Still, it was cold, and it was wet.
Naturally we needed spirits and sustenance to warm up.
Enter Astoria's Fort George Brewery and Public House. Coincidentally, on this very day The NY Times ran a lovely little travel piece on Astoria, the sweet nearly-seaside town famous for fish canneries, Victorian houses built up the hill, and... yes, The Goonies. I challenge you to spend a day bumming around Astoria and not make at least a dozen references to Sloth, Chunk, slick shoes, one-eyed Willie, Baby Ruths, Rocky Road, or Our Time (down here).
Hell, here is a quick clip reminder just one example of the brilliance of this film:
Chunk's Classic Confession.
I wanna play the violin!
The town still glows with the golden sheen of 80s cinematic genius.
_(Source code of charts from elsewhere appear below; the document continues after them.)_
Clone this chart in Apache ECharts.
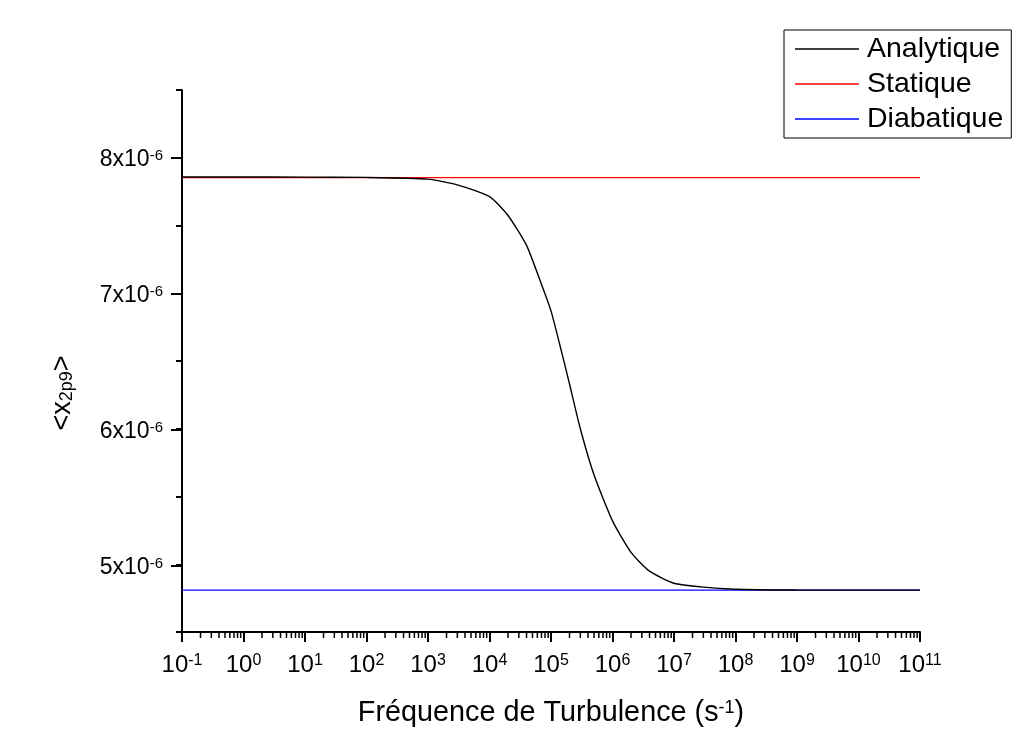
<!DOCTYPE html>
<html>
<head>
<meta charset="utf-8">
<script src="https://cdn.jsdelivr.net/npm/echarts@6/dist/echarts.min.js"></script>
<style>
  html, body { margin: 0; padding: 0; background: #fff; }
  #chart { width: 1024px; height: 733px; }
</style>
</head>
<body>
<div id="chart"></div>
<script>
// frequencies (s^-1) and <x_2p9> values in units of 1e-6
const freqAnalytique = [0.1, 1, 10, 100, 1000, 3000, 1e4, 2e4, 4e4, 7e4, 1e5, 1.5e5, 2e5, 3e5, 5e5,
  1e6, 2e6, 4e6, 1e7, 3e7, 1e8, 1e9, 1e10, 1e11];
const analytique = [7.858, 7.858, 7.857, 7.855, 7.842, 7.80, 7.713, 7.574, 7.353, 7.066, 6.87, 6.56, 6.33, 6.00, 5.66,
  5.32, 5.088, 4.949, 4.860, 4.831, 4.816, 4.810, 4.809, 4.809];
const freqStatique = [0.1, 1e11];
const statique = [7.853, 7.853];
const freqDiabatique = [0.1, 1e11];
const diabatique = [4.809, 4.809];
const yTickLabels = ['5', '6', '7', '8'];
const seriesNames = ['Analytique', 'Statique', 'Diabatique'];

const FONT = 'Liberation Sans, Arial, sans-serif';

// log minor ticks 2..9 in each decade
const minorTicks = [];
for (let k = -1; k < 11; k++) {
  for (let m = 2; m < 10; m++) {
    minorTicks.push([m * Math.pow(10, k), 4.5]);
  }
}

const zip = (xs, ys) => xs.map((x, i) => [x, ys[i]]);

const chart = echarts.init(document.getElementById('chart'));

const option = {
  animation: false,
  textStyle: {fontFamily: FONT},
  grid: [
    {left: 182, right: 104, top: 90, bottom: 99},
    {left: 182, right: 104, top: 158, bottom: 167}
  ],
  legend: {
    orient: 'vertical',
    left: 784,
    top: 30,
    padding: [4, 8, 4, 11],
    itemGap: 5,
    itemWidth: 64,
    itemHeight: 1.5,
    icon: 'rect',
    borderColor: '#000',
    borderWidth: 1,
    borderRadius: 0,
    data: seriesNames,
    textStyle: {fontSize: 28.5, color: '#000', fontFamily: FONT, lineHeight: 30, padding: [0, 0, 0, 3]}
  },
  xAxis: [{
    type: 'log',
    logBase: 10,
    min: 0.1,
    max: 1e11,
    interval: 1,
    gridIndex: 0,
    axisLine: {lineStyle: {color: '#000', width: 2}},
    axisTick: {inside: false, length: 10, lineStyle: {color: '#000', width: 2}},
    minorTick: {show: false},
    splitLine: {show: false},
    axisLabel: {
      margin: 21,
      showMinLabel: true,
      showMaxLabel: true,
      formatter: v => '10{sup|' + Math.round(Math.log10(v)) + '}',
      rich: {
        sup: {fontSize: 16, verticalAlign: 'top', color: '#000', fontFamily: FONT}
      },
      color: '#000',
      fontSize: 24,
      fontFamily: FONT
    },
    name: 'Fréquence de Turbulence (s{sup|-1})',
    nameLocation: 'middle',
    nameGap: 67,
    nameTextStyle: {
      fontSize: 28.8, color: '#000', fontFamily: FONT,
      rich: {sup: {fontSize: 18, verticalAlign: 'top', color: '#000', fontFamily: FONT}}
    }
  }, {
    type: 'value',
    gridIndex: 1,
    show: false
  }],
  yAxis: [{
    type: 'value',
    min: 4.5,
    max: 8.5,
    interval: 0.5,
    gridIndex: 0,
    axisLine: {show: true, lineStyle: {color: '#000', width: 2}},
    axisTick: {show: true, inside: false, length: 6, lineStyle: {color: '#000', width: 2}},
    axisLabel: {show: false},
    splitLine: {show: false}
  }, {
    type: 'category',
    gridIndex: 1,
    boundaryGap: false,
    data: yTickLabels,
    axisLine: {show: false},
    axisTick: {show: true, inside: false, length: 11, lineStyle: {color: '#000', width: 2}},
    splitLine: {show: false},
    axisLabel: {
      margin: 19,
      padding: [4, 0, 0, 0],
      formatter: v => v + 'x10{sup|-6}',
      rich: {
        sup: {fontSize: 15, verticalAlign: 'top', color: '#000', fontFamily: FONT}
      },
      color: '#000',
      fontSize: 23,
      fontFamily: FONT
    }
  }],
  graphic: [{
    type: 'text',
    x: 63,
    y: 393,
    rotation: Math.PI / 2,
    style: {
      text: '{m|<x}{sub|2p9}{m|>}',
      fontFamily: FONT,
      fill: '#000',
      align: 'center',
      verticalAlign: 'middle',
      rich: {
        m: {fontSize: 27, lineHeight: 27, fontFamily: FONT, fill: '#000', verticalAlign: 'top'},
        sub: {fontSize: 18, lineHeight: 16, fontFamily: FONT, fill: '#000', verticalAlign: 'bottom', padding: [24, 0, 0, 0]}
      }
    }
  }],
  series: [{
    name: 'Analytique',
    type: 'line',
    data: zip(freqAnalytique, analytique),
    showSymbol: false,
    smooth: 0.2,
    color: '#000',
    lineStyle: {width: 1.4, color: '#000'},
    z: 3
  }, {
    name: 'Statique',
    type: 'line',
    data: zip(freqStatique, statique),
    showSymbol: false,
    color: '#ff0000',
    lineStyle: {width: 1.2, color: '#ff0000'},
    z: 2
  }, {
    name: 'Diabatique',
    type: 'line',
    data: zip(freqDiabatique, diabatique),
    showSymbol: false,
    color: '#0000ff',
    lineStyle: {width: 1.2, color: '#0000ff'},
    z: 2
  }, {
    name: 'minorTicks',
    type: 'custom',
    silent: true,
    clip: false,
    data: minorTicks,
    renderItem: (params, api) => {
      const p = api.coord([api.value(0), api.value(1)]);
      return {
        type: 'line',
        shape: {x1: p[0], y1: p[1], x2: p[0], y2: p[1] + 6},
        style: {stroke: '#000', lineWidth: 1.5}
      };
    }
  }]
};

chart.setOption(option);
</script>
</body>
</html>
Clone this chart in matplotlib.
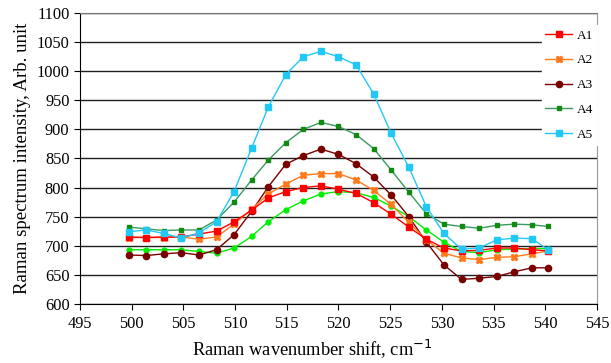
import matplotlib
matplotlib.use('Agg')
import matplotlib.pyplot as plt

# wavenumber points (cm^-1)
shift = [499.7, 501.4, 503.1, 504.8, 506.5, 508.2, 509.9, 511.6, 513.2, 514.9,
         516.6, 518.3, 520.0, 521.7, 523.4, 525.1, 526.8, 528.5, 530.2, 531.9,
         533.6, 535.3, 537.0, 538.7, 540.3]

a1 = [715, 714, 715, 715, 720, 725, 741, 761, 782, 793, 800, 803, 797, 790, 774,
      754, 732, 711, 696, 691, 692, 696, 696, 693, 691]
a2 = [714, 714, 714, 715, 711, 715, 737, 763, 789, 806, 821, 824, 824, 813, 795,
      771, 740, 710, 687, 679, 676, 680, 681, 686, 691]
a3 = [684, 683, 686, 688, 684, 693, 719, 759, 801, 840, 855, 866, 857, 841, 818,
      787, 750, 706, 667, 642, 644, 647, 655, 662, 662]
a4 = [732, 729, 726, 727, 727, 744, 775, 813, 847, 877, 900, 912, 905, 891, 867,
      830, 792, 755, 737, 733, 730, 735, 737, 736, 733]
a5 = [724, 727, 721, 713, 722, 741, 793, 868, 938, 994, 1025, 1034, 1025, 1011, 961,
      893, 835, 767, 721, 694, 696, 710, 713, 712, 693]
a6 = [693, 693, 693, 693, 690, 687, 696, 716, 741, 762, 777, 789, 793, 791, 783,
      768, 750, 727, 706, 690, 688, 693, 694, 695, 695]

plt.rcParams['font.family'] = ['Liberation Serif', 'DejaVu Serif']

fig = plt.figure(figsize=(6.11, 3.63), dpi=100)
ax = fig.add_axes([0.131, 0.163, 0.846, 0.801])

ax.plot(shift, a6, '-o', color='#00ee00', ms=3.5, lw=1.0, zorder=3)
ax.plot(shift, a4, '-s', color='#3a9a60', mfc='#108a10', mec='#108a10', ms=3, lw=1.0, label='A4', zorder=3)
ax.plot(shift, a3, '-o', color='#7a0000', ms=4.5, lw=1.0, label='A3', zorder=3)
ax.plot(shift, a2, '-X', color='#ff7a1a', ms=4.5, lw=1.0, label='A2', zorder=3)
ax.plot(shift, a1, '-s', color='#ff0000', ms=4.5, lw=1.0, label='A1', zorder=3)
ax.plot(shift, a5, '-s', color='#22c8f5', ms=4.5, lw=1.0, label='A5', zorder=3)

ax.set_xlim(495, 545)
ax.set_ylim(600, 1100)
ax.set_xticks(range(495, 546, 5))
ax.set_yticks(range(600, 1101, 50))
ax.yaxis.grid(True, color='#202020', lw=1.0)
ax.set_axisbelow(True)

ax.spines['left'].set_color('black')
ax.spines['bottom'].set_color('black')
ax.spines['right'].set_color('#999999')
ax.spines['top'].set_color('#777777')
ax.tick_params(axis='both', labelsize=11.8, direction='out', length=4, color='black')
ax.tick_params(axis='x', pad=5)

ax.set_xlabel('Raman wavenumber shift, cm$^{-1}$', fontsize=13.2, labelpad=5)
ax.xaxis.set_label_coords(0.45, -0.115)
ax.set_ylabel('Raman spectrum intensity, Arb. unit', fontsize=13.5, labelpad=4)

h, l = ax.get_legend_handles_labels()
order = [l.index(k) for k in ['A1', 'A2', 'A3', 'A4', 'A5']]
ax.legend([h[i] for i in order], [l[i] for i in order],
          loc='upper left', bbox_to_anchor=(0.88, 0.98), frameon=True,
          edgecolor='white', facecolor='white', framealpha=1, fancybox=False,
          fontsize=9.5, labelspacing=0.95, handlelength=2.0, handletextpad=0.4,
          borderpad=0.3)

fig.savefig('out.png', dpi=100)
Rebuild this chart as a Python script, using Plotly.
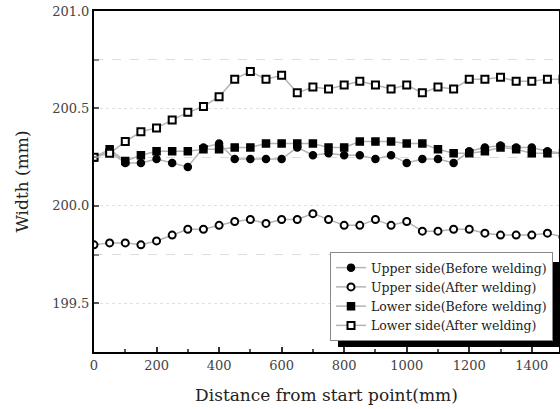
import plotly.graph_objects as go

distance = [0, 50, 100, 150, 200, 250, 300, 350, 400, 450, 500, 550, 600, 650, 700, 750,
            800, 850, 900, 950, 1000, 1050, 1100, 1150, 1200, 1250, 1300, 1350, 1400, 1450, 1500]

upper_before = [200.25, 200.28, 200.22, 200.22, 200.24, 200.22, 200.20, 200.30, 200.32, 200.24,
                200.24, 200.24, 200.24, 200.30, 200.26, 200.27, 200.26, 200.26, 200.24, 200.26,
                200.22, 200.24, 200.24, 200.22, 200.28, 200.30, 200.31, 200.30, 200.30, 200.28, 200.27]
upper_after = [199.80, 199.81, 199.81, 199.80, 199.82, 199.85, 199.88, 199.88, 199.90, 199.92,
               199.93, 199.91, 199.93, 199.93, 199.96, 199.93, 199.90, 199.90, 199.93, 199.90,
               199.92, 199.87, 199.87, 199.88, 199.88, 199.86, 199.85, 199.85, 199.85, 199.86, 199.84]
lower_before = [200.25, 200.29, 200.23, 200.26, 200.28, 200.28, 200.28, 200.29, 200.29, 200.30,
                200.30, 200.32, 200.32, 200.32, 200.32, 200.30, 200.30, 200.33, 200.33, 200.33,
                200.32, 200.32, 200.29, 200.27, 200.27, 200.28, 200.30, 200.29, 200.27, 200.27, 200.27]
lower_after = [200.25, 200.27, 200.33, 200.38, 200.40, 200.44, 200.48, 200.51, 200.56, 200.65,
               200.69, 200.65, 200.67, 200.58, 200.61, 200.60, 200.62, 200.64, 200.62, 200.60,
               200.62, 200.58, 200.61, 200.60, 200.65, 200.65, 200.66, 200.64, 200.64, 200.65, 200.65]

series_names = ["Upper side(Before welding)", "Upper side(After welding)",
                "Lower side(Before welding)", "Lower side(After welding)"]

FONT = "DejaVu Serif"
LINE_GRAY = "#b4b4b4"

styles = [
    dict(symbol="circle", color="black", line=dict(color="black", width=1.5)),
    dict(symbol="circle", color="white", line=dict(color="black", width=2)),
    dict(symbol="square", color="black", line=dict(color="black", width=1.5)),
    dict(symbol="square", color="white", line=dict(color="black", width=2)),
]

fig = go.Figure()
for name, ys, st in zip(series_names, [upper_before, upper_after, lower_before, lower_after], styles):
    fig.add_trace(go.Scatter(
        x=distance, y=ys, name=name, mode="lines+markers",
        line=dict(color=LINE_GRAY, width=1.5),
        marker=dict(size=7, **st),
    ))

W, H = 560, 409
ml, mr, mt, mb = 94, 1, 11, 57
pw, ph = W - ml - mr, H - mt - mb

def px_to_paper(px, py):
    return (px - ml) / pw, (H - mb - py) / ph

# legend anchored by its bottom-right corner (pixels)
leg_right, leg_bottom = 553, 341
lx, ly = px_to_paper(leg_right, leg_bottom)

fig.update_layout(
    width=W, height=H,
    margin=dict(l=ml, r=mr, t=mt, b=mb),
    paper_bgcolor="white", plot_bgcolor="white",
    font=dict(family=FONT, color="#333", size=13),
    showlegend=True,
    legend=dict(x=lx, y=ly, xanchor="right", yanchor="bottom",
                bgcolor="white", bordercolor="#888", borderwidth=1,
                font=dict(family=FONT, size=12.5, color="#222"),
                itemwidth=30, tracegroupgap=0),
    xaxis=dict(range=[0, 1487], tickmode="linear", tick0=0, dtick=200, automargin=False,
               ticks="inside", ticklen=5, tickwidth=1.5, tickcolor="#333",
               minor=dict(dtick=100, ticks="inside", ticklen=3, tickcolor="#555", showgrid=False),
               showline=True, linecolor="black", linewidth=2, mirror=True,
               showgrid=False, zeroline=False,
               tickfont=dict(size=13, color="#444"),
               title=dict(text="Distance from start point(mm)", font=dict(size=17, color="#222"), standoff=18)),
    yaxis=dict(range=[199.25, 201.0], tickmode="linear", tick0=199.5, dtick=0.5, automargin=False,
               tickformat=".1f",
               ticks="inside", ticklen=5, tickwidth=1.5, tickcolor="#555",
               minor=dict(dtick=0.25, tick0=199.25, ticks="inside", ticklen=5, tickcolor="#888",
                          showgrid=True, gridcolor="#dddddd", griddash="dash", gridwidth=1),
               showline=True, linecolor="black", linewidth=2, mirror=True,
               showgrid=True, gridcolor="#e0e0e0", griddash="dot", gridwidth=1,
               zeroline=False,
               tickfont=dict(size=13, color="#444"),
               title=dict(text="Width (mm)", font=dict(size=17, color="#222"), standoff=19)),
)

# legend drop shadow: one black rectangle offset down-right behind the legend box
sx0, sy0 = px_to_paper(338, 347)
sx1, sy1 = px_to_paper(559, 262)
fig.add_shape(type="rect", xref="paper", yref="paper", x0=sx0, x1=sx1, y0=sy0, y1=sy1,
              fillcolor="black", line=dict(width=0), layer="above")

fig.write_html("out.html", config={"displayModeBar": False, "responsive": False},
               post_script="document.body.style.margin='0';document.body.style.padding='0';")
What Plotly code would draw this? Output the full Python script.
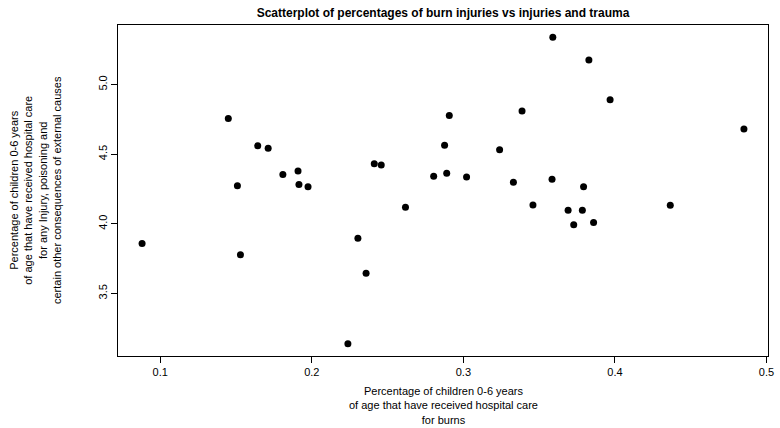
import plotly.graph_objects as go

burns = [0.088, 0.1449, 0.1509, 0.1529, 0.1643, 0.1712, 0.1809, 0.1909, 0.1915, 0.1975,
         0.2238, 0.2304, 0.2358, 0.2412, 0.2458, 0.2618, 0.2804, 0.2876, 0.2890, 0.2907,
         0.3021, 0.3239, 0.3330, 0.3387, 0.3459, 0.3585, 0.3590, 0.3691, 0.3728, 0.3785,
         0.3793, 0.3828, 0.3859, 0.3968, 0.4365, 0.4851]
injuries = [3.859, 4.756, 4.273, 3.778, 4.560, 4.543, 4.354, 4.380, 4.282, 4.266,
            3.139, 3.897, 3.646, 4.431, 4.423, 4.120, 4.342, 4.565, 4.364, 4.778,
            4.337, 4.533, 4.299, 4.811, 4.136, 4.321, 5.340, 4.098, 3.993, 4.098,
            4.266, 5.177, 4.010, 4.892, 4.134, 4.682]

x_ticks = [0.1, 0.2, 0.3, 0.4, 0.5]
x_tick_labels = ["0.1", "0.2", "0.3", "0.4", "0.5"]
y_ticks = [3.5, 4.0, 4.5, 5.0]
y_tick_labels = ["3.5", "4.0", "4.5", "5.0"]

title = "Scatterplot of percentages of burn injuries vs injuries and trauma"
x_title = "Percentage of children 0-6 years<br>of age that have received hospital care<br>for burns"
y_title = ("Percentage of children 0-6 years<br>of age that have received hospital care"
           "<br>for any Injury, poisoning and<br>certain other consequences of external causes")


def r_range(v):
    lo, hi = min(v), max(v)
    pad = 0.04 * (hi - lo)
    return [lo - pad, hi + pad]


font = "Liberation Sans, Arial, sans-serif"

fig = go.Figure(go.Scatter(
    x=burns, y=injuries, mode="markers",
    marker=dict(size=7, color="black", line=dict(width=0)),
    hoverinfo="skip",
))

fig.update_layout(
    width=780, height=428,
    margin=dict(l=118, r=12, t=25, b=72),
    paper_bgcolor="white", plot_bgcolor="white",
    showlegend=False,
    title=dict(text="<b>" + title + "</b>", x=(118 + 768) / 2 / 780, xanchor="center",
               y=1 - 13 / 428, yanchor="middle",
               font=dict(family=font, size=12, color="black")),
)

axis_common = dict(showgrid=False, zeroline=False, showline=True, linecolor="black",
                   linewidth=1, mirror=True, ticks="outside", ticklen=6,
                   tickcolor="black", tickwidth=1, automargin=False)

fig.update_xaxes(range=r_range(burns), tickvals=x_ticks, ticktext=x_tick_labels,
                 tickfont=dict(family=font, size=11, color="black"), **axis_common)
fig.update_yaxes(range=r_range(injuries), tickvals=y_ticks, ticktext=y_tick_labels,
                 tickangle=-90,
                 tickfont=dict(family=font, size=11, color="black"), **axis_common)

fig.add_annotation(text=x_title, xref="paper", yref="paper", x=0.5, y=0,
                   xanchor="center", yanchor="middle", yshift=-49, showarrow=False,
                   align="center", font=dict(family=font, size=11, color="black"))
fig.add_annotation(text=y_title, xref="paper", yref="paper", x=(35.5 - 118) / 650,
                   y=0.5, xanchor="center", yanchor="middle", textangle=-90,
                   showarrow=False, align="center",
                   font=dict(family=font, size=11, color="black"))

fig.write_html("out.html", config={"displayModeBar": False},
               post_script="document.body.style.margin='0';document.body.style.padding='0';")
|photo credit: David Plowden|
Across the impressive Astoria-Megler Bridge (that's the longest continuous truss bridge in North America, folks! Its about four miles long!) over the Columbia River into Washington and over to Cape Disappointment, which did not live up to its name.
Not even a little...
Instead, the cape offered various delights and firsts...
1. First direct sun of the day.
2. First time I have (attempted) to fly a kite in approximately 18 years. (Thanks to whoever left that raggedy triangle of plastic emblazoned with friendly Dr. Seuss characters, lashed to broken branch. It was fun.)
3. First puffins I've ever seen in the wild! Total badasses, riding some sick waves.
4. First gray whales any of us had ever seen, though some of us have often tried. Okay, if you want to split hairs and get super technical about it, we didn't see any fin or blubber...no physical part of their fifty-foot mass... but we did see their telltale white plumes not far from the coast. We saw their breath. Whale breath! Isn't that amazing? Pods of grays (Eschrichtius robustus) are currently traveling up the coast, traveling north to the Arctic, on one of the longest known migrations of any animal. They swim around, singing their strange, ping-like song, opening their comby baleen mouths, scooping up sediment, and sifting enough tiny crustaceans to somehow, amazingly, fill up their 36-ton-bodies. And we share the same planet with these giants. And we were just close enough to watch them breathe. What a wonder. What a day.